Jarrod O'Donnell (Clayton Watson) is owner/operator of his own Nursery and Landscaping business. He is married to Tracy and the father of Zoe. His father is Ron and his brothers are Addo and Paul. Jarrod's mother, Diane, is dead.

Tracy O'Donnell (Charlotte Gregg) is married to Jarrod, mother of Zoe. She is the partner and bookkeeper in their Nursery/Landscaping business. Tracy's foster family live in New South Wales. Tracy was the school captain, head of debating, head of the school magazine and head of the student union at high school. Tracy and Jarrod are trying for another baby.

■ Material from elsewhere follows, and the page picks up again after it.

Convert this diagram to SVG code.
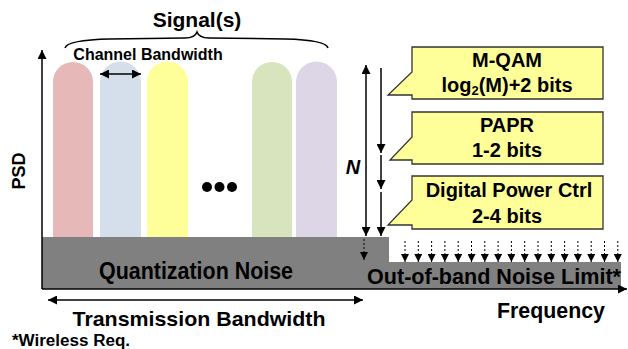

Poppy Hammond (Katherine Hicks) is the partner of Peta, and granddaughter of Olive. She has three unfinished university degrees and has dabbled in floristry, midwifery, anthropology and abseiling instruction, among other things.

Ian "Stavva" Jones (Ryan Johnson) is the son of Pia and Brian, and the brother of Lucia. He works at the family café, 'Bacino'. His best friend is Addo. Stavva still lives at home with his parents, and drives a souped up Monaro known as the "Stavva-mobile".

Paul O' Donnell (Nathaniel Buzolic) Paul's a cricketing prodigy, but also loves surfing, partying and thinking about Gabby.